1950s movies marathon – part 30
April 13, 2011 1 Comment
Viva Zapata! (1952, USA, Kazan)
Marlon Brando is the Mexican Moses, who leads the slaves out of Mexico into, well, Mexico. Watched it all. As biopics go, this one seems to be not intolerably inaccurate, although at the price of confusing viewers who have not made it a purpose of their life to study every twist and turn of the Mexican Revolution, which seems to have had an above average number of twists and turns.
Phone Call From a Stranger (1952, USA, Negulesco)

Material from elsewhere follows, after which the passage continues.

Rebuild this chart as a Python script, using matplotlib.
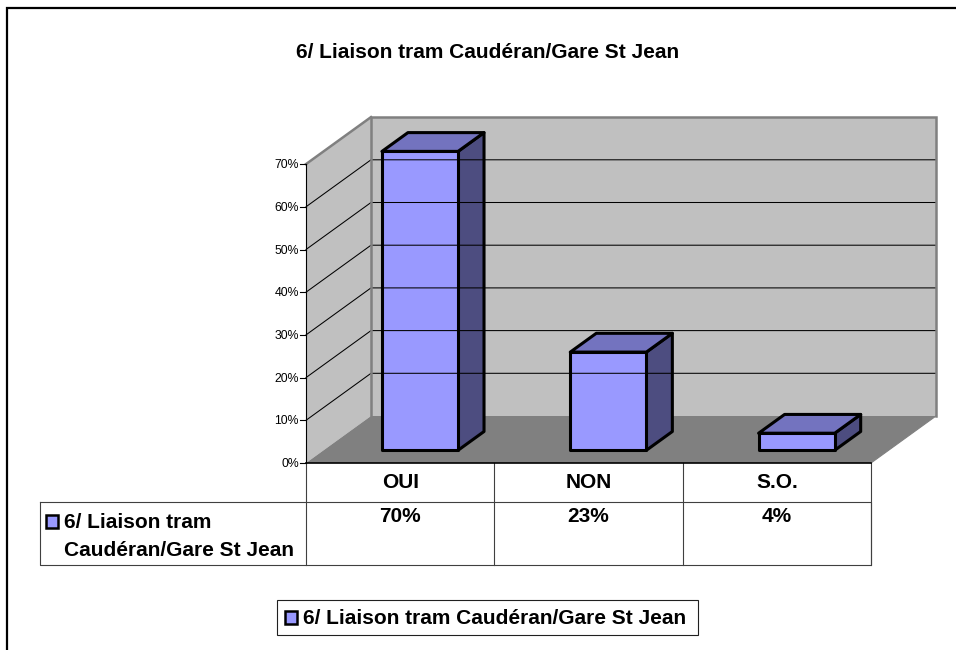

One thing I can’t tolerate in a movie is intentionally annoying characters. They’re just too annoying. I want to punch them. I want to get away. And then I remember – I can. Watched: 10 minutes.
Captive Women (1952, USA)
1000 years in the future, Earth is a battlefield, and John Travolta stalks the land. Watched: 10 minutes.
Singin’ in the Rain (1952, USA)
Make them laugh, make them laugh, make them laugh. Watched it all, many times before, and again now. Partly because it’s fantastic, and partly because for the first time now I understand the context it was made in. This is MGM’s goodbye to old Hollywood, a response to Sunset Boulevard, and its exact opposite in every way: Cheerful where Sunset was dark, naive where it was cynical.
Kid Monk Baroni (1952, USA)
Hey, it’s Leonard Nimoy, as an angry young punk off the streets! I love first sightings of famous actors, (although Nimoy is arguably more famous as a poet). Watched: 5 minutes.